Let's say I deploy a Spring Hibernate application to Amazon EC2 and I create single instance of Ubuntu Server with Tomcat installed, will this application just scale indefinitely or do I need more Ubuntu instances? If more than one Ubuntu instance is needed, does Amazon take care of running the application over both instances or is this the developer's responsibility? What about database storage, can I install a database on EC2 that will scale as the database grow or do I need to use one of their APIs instead if I want it to scale indefinitely?
CloudFoundry allows you to build locally and just deploy straight to their PaaS, but since it's in beta, there's a limit on the amount of resources you can use and databases are limited to 128MB if I remember correctly, so this a no-go for now. Some have suggested installing CloudFoundry on Amazon EC2, how does it scale and how is the database layer handled then?
GAE (Google App Engine), will this allow me to just deploy an app and not have to worry about how it scales and implements redundancy? There appears to be some limitations one what you can and can't run on GAE and their price increase recently upset quite a large number of developers, is it really that expensive compared to other providers?
So basically, will it scale and what needs to be done to make it scale?
That's a lot of questions for one post.

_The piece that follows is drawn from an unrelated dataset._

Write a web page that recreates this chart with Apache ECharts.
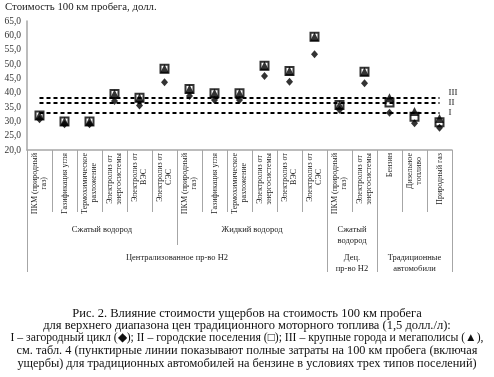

Anyway:
Amazon EC2 does not scale automatically with load. EC2 is basically just a virtual machine. You can achieve scaling of EC2 instances with Auto Scaling and Elastic Load Balancing.
SQL databases scale poorly. That's why people started using NoSQL databases in the first place. It's best to see which database your cloud provider offers as a managed service: Datastore on GAE and DynamoDB on Amazon.

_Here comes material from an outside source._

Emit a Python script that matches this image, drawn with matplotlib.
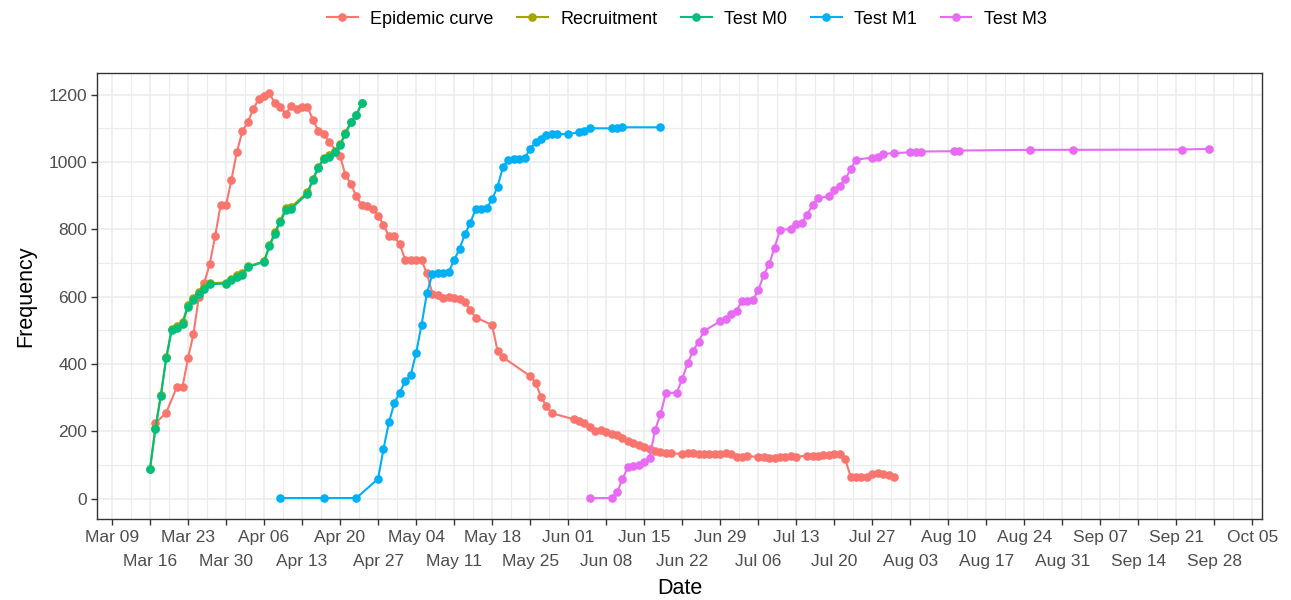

Installing your own database on EC2 instances is very impractical as EC2 has ephemeral storage (it looses all data on "disk" when it reboots).
GAE Datastore is actually a one big database for all applications running on it. So it's pretty scalable - your million of users should not be a problem for it.
Yes App Engine scales automatically, both frontend instances and database. There is nothing special you need to do to make it scale, just use their API.
There are limitations what you can do with AppEngine:
A. No local storage (filesystem) - you need to use Datastore or Blobstore.
B. Comet is only supported via their proprietary Channels API
C. Datastore is a NoSQL database: no JOINs, limited queries, limited transactions.
Cost of GAE is not bad. We do 1M requests a day for about 5 dollars a day. The biggest saving comes from the fact that you do not need a system admin on GAE ( but you do need one for EC2). Compared to the cost of manpower GAE is incredibly cheap.
Some hints to save money (an speed up) GAE:
A. Use get instead of query in Datastore (requires carefully crafting natiral keys).
B. Use memcache to cache data you got form datastore. This can be done automatically with objectify and it's #Cached annotation.
C. Denormalize data. Meaning you write data redundantly in various places in order to get to it in as few operations as possible.
D. If you have a lot of REST requests from devices, where you do not use cookies, then switch off session support ( or roll your own as we did). Sessions use datastore under the hood and for every request it does get and put.
E. Read about adjusting app settings. Try different settings (depending how tolerant your app is to request delay and your traffic patterns/spikes). We were able to cut down frontend instances by 70%.